Yum Brands (NYSE:YUM), the parent company of KFC, Taco Bell, and Pizza Hut, spun off its Chinese operations as Yum China (NYSE:YUMC) in late 2016. Prior to that split, Yum China's growth had decelerated significantly due to avian flu outbreaks and a scandal involving expired meat.
Some analysts praised the spin-off, while others declared that Yum was prematurely abandoning its Chinese business. But since the split, shares of Yum China surged 75% as Yum Brands' stock advanced just over 60%.
Yum China's revenue rose on strong same-store sales at KFC and Pizza Hut, and its margins gradually expanded. However, that enthusiasm recently faded when the company provided a grim update on the coronavirus outbreak during its fourth-quarter conference call.
What did Yum China say about the coronavirus?
CFO Andy Yeung stated that the outbreaks caused "significant interruptions" to its business due to the temporary closure of restaurants before the Chinese New Year and a "substantial decline in sales" at the locations that stayed open.
Yeung stated that "more than 30%" of its restaurants were still closed, and that traffic at its open locations "[was] impacted by travel restrictions, suspended festivities, and shortened operating hours as people avoid going out." Same-store sales at the locations that stayed open since the Chinese New Year fell 40%-50%.
Yeung warned that the company still couldn't "forecast when, nor at what rate, the closed restaurants will be reopened," and that it could "experience operating losses" for the first quarter of 2020 and the full year if the current trends continue.
On the bright side, deliveries remained robust as it ramped up "contactless" services in which couriers avoid direct contact with customers. CEO Joey Wat also noted that the coronavirus crisis was hurting Pizza Hut more than KFC, which relies more heavily on deliveries and in-store pickups than Pizza Hut.
Despite all those headwinds, Yum China still plans to open 800 to 850 new stores this year and boost its store count by roughly 9% to over 10,000 locations. It also expects its capex to come in between $500 million to $550 million for 2020 as it opens new stores, upgrades existing ones, and boosts its digital, IT, and infrastructure investments.
Yeung stated that the company would "continue to invest" in its emerging brands, and that its acquisition of the casual dining chain Huang Ji Huang was still on track to close in early 2020. In short, Yum China still views the coronavirus crisis as a one-time event that won't curb its long-term growth.
But is Yum China being too optimistic?
When the coronavirus outbreak started, many analysts compared the epidemic to the SARS outbreak, which lasted for roughly eight months and killed nearly 800 people in 2002 and 2003.
However, the COVID-19 coronavirus seems to be significantly more dangerous than SARS. It's already claimed over 2,000 lives and infected more than 75,000 people since the virus was identified last December.

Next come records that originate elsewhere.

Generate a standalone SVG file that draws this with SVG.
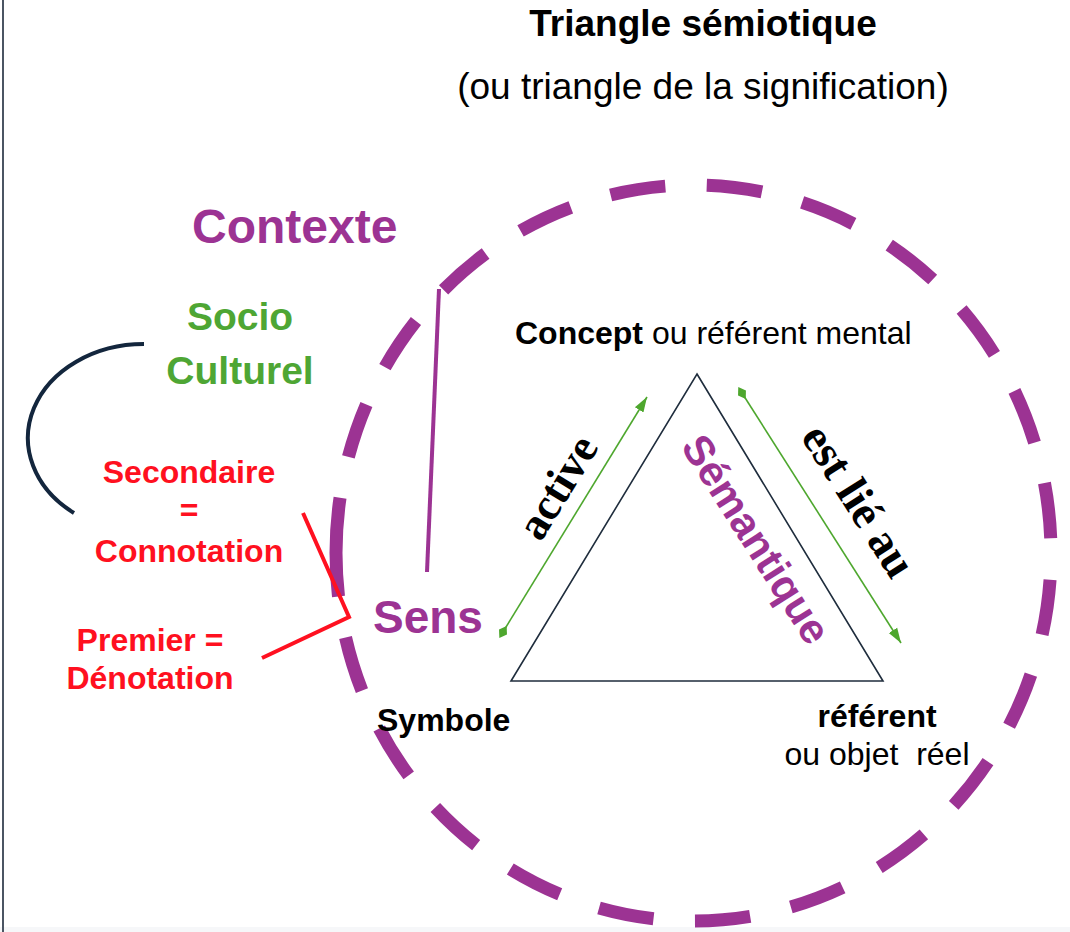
<svg xmlns="http://www.w3.org/2000/svg" width="1070" height="932" viewBox="0 0 1070 932">
<style>
.sans{font-family:"Liberation Sans",Arial,sans-serif}
.serif{font-family:"Liberation Serif","Times New Roman",serif;font-weight:bold}
.b{font-weight:bold}
.purple{fill:#9C3393}
.green{fill:#4EA634}
.red{fill:#FF1020}
.blk{fill:#000}
.arrow{stroke:#4EA72E;stroke-width:1.6;fill:none}
</style>
<defs>
<marker id="ah" markerUnits="userSpaceOnUse" markerWidth="16" markerHeight="12" refX="15" refY="5" orient="auto" viewBox="0 0 16 10">
<path d="M0,0 L15,5 L0,10 z" fill="#4EA72E"/>
</marker>
<marker id="dm" markerUnits="userSpaceOnUse" markerWidth="14" markerHeight="10" refX="6" refY="4" orient="auto" viewBox="0 0 12 8">
<path d="M0,4 L6,0 L12,4 L6,8 z" fill="#4EA72E"/>
</marker>
</defs>
<rect x="0" y="0" width="1070" height="932" fill="#fff"/>
<rect x="0" y="927" width="1070" height="5" fill="#f6f7f9"/>
<rect x="2" y="0" width="2" height="932" fill="#4b5563"/>

<g id="title">
<text class="sans b blk" x="703" y="36" font-size="37" text-anchor="middle">Triangle sémiotique</text>
<text class="sans blk" x="703" y="99" font-size="37" text-anchor="middle">(ou triangle de la signification)</text>
</g>

<g id="contexte-circle">
<path d="M336,553 A357.5,368 0 0 1 1051,553 A357.5,368 0 0 1 336,553" pathLength="2298" fill="none" stroke="#9C3393" stroke-width="13" stroke-dasharray="56 42"/>
</g>

<g id="contexte"><text class="sans b purple" x="192" y="243" font-size="48">Contexte</text></g>

<g id="socio-culturel">
<text class="sans b green" x="240" y="330" font-size="39" text-anchor="middle">Socio</text>
<text class="sans b green" x="240" y="384" font-size="39" text-anchor="middle">Culturel</text>
</g>

<g id="secondaire">
<text class="sans b red" x="189" y="483" font-size="32" text-anchor="middle">Secondaire</text>
<text class="sans b red" x="189" y="521" font-size="32" text-anchor="middle">=</text>
<text class="sans b red" x="189" y="562" font-size="32" text-anchor="middle">Connotation</text>
</g>

<g id="premier">
<text class="sans b red" x="150" y="651" font-size="32" text-anchor="middle">Premier =</text>
<text class="sans b red" x="150" y="689" font-size="32" text-anchor="middle">Dénotation</text>
</g>

<g id="sens"><text class="sans b purple" x="373" y="633" font-size="46">Sens</text></g>

<g id="triangle">
<path d="M697,374 L883,681 L511,681 Z" fill="none" stroke="#1F2D3D" stroke-width="1.6" stroke-linejoin="miter"/>
</g>

<g id="concept">
<text class="sans blk" x="515" y="344" font-size="32"><tspan class="b">Concept</tspan> ou référent mental</text>
</g>

<g id="symbole"><text class="sans b blk" x="377" y="731" font-size="32">Symbole</text></g>

<g id="referent">
<text class="sans b blk" x="877" y="727" font-size="32" text-anchor="middle">référent</text>
<text class="sans blk" x="877" y="765" font-size="32" text-anchor="middle" xml:space="preserve">ou objet  réel</text>
</g>

<g id="semantique">
<text class="sans b purple" font-size="42" text-anchor="middle" transform="translate(755,540) rotate(57.5)" x="0" y="13">Sémantique</text>
</g>

<g id="connectors">
<line class="arrow" x1="503" y1="632" x2="647" y2="397" marker-start="url(#dm)" marker-end="url(#ah)"/>
<line class="arrow" x1="742" y1="393" x2="901" y2="643" marker-start="url(#dm)" marker-end="url(#ah)"/>
<text class="serif blk" font-size="45" text-anchor="middle" transform="translate(559,488) rotate(-58.5)" x="0" y="13">active</text>
<text class="serif blk" font-size="46" text-anchor="middle" transform="translate(857,502) rotate(57.5)" x="0" y="13">est lié au</text>
<line x1="439" y1="289" x2="427" y2="572" stroke="#9C3393" stroke-width="4"/>
<polyline points="303,513 349,617 262,658" fill="none" stroke="#FF1020" stroke-width="4"/>
<path d="M144,344 A116,94 0 0 0 74,513" fill="none" stroke="#13263D" stroke-width="4"/>
</g>
</svg>
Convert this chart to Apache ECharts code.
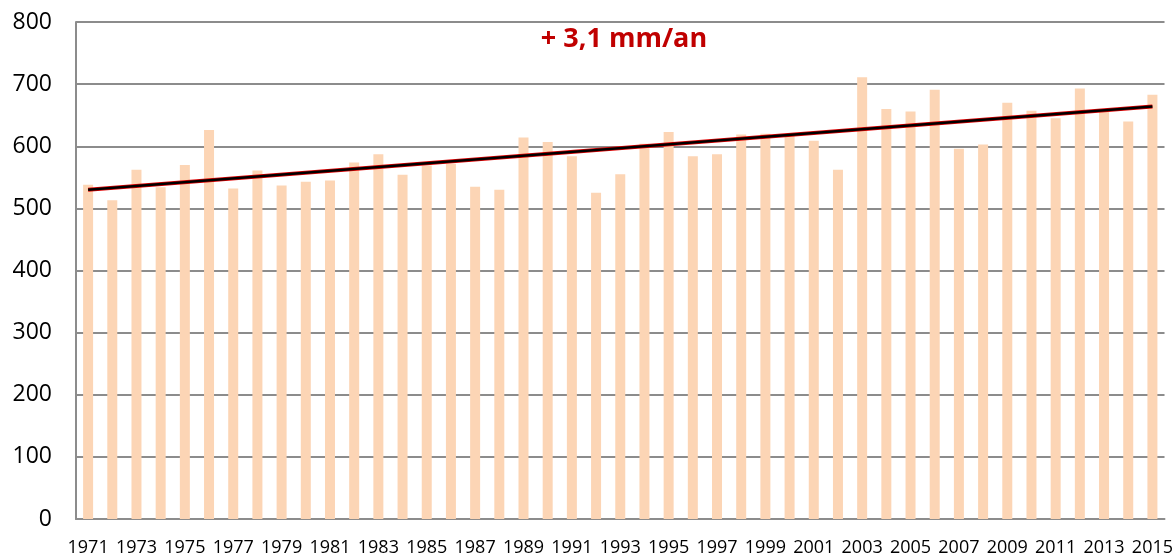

The lack of media transparency in China, along with a widespread distrust of the government's official numbers, also makes it difficult to gauge the true impact of the virus on China's economy. China's recent actions -- including financial stimulus packages, citywide lockdowns, and the hasty construction of a massive hospital -- also indicate that the situation could get worse.
If the situation worsens, Yum China could post at least several quarters of double-digit revenue declines and collapsing margins. Meanwhile, tighter lockdowns and quarantines could prevent the company from achieving its goal of topping 10,000 stores by the end of 2020.
Wall Street currently expects Yum China's revenue and earnings to decline 8% and 52%, respectively, this year. Those forecasts mainly reflect China's economic slowdown and gains from its investment in the delivery platform Meituan Dianping (OTC:MPNGF) instead of the recent coronavirus outbreak.
Yum China's forward P/E of 23, which is based on those outdated forecasts, is already lofty for a company that faces revenue and earnings declines this year. If those forecasts are reduced, its valuation will rise even more -- which indicates that the stock is currently overvalued.
The bottom line
We can't tell how badly the coronavirus crisis will hurt Yum China yet, but there simply isn't enough fear baked into the stock price. Investors should avoid this stock until management offers a clearer view of the situation and demonstrates that it can weather the storm.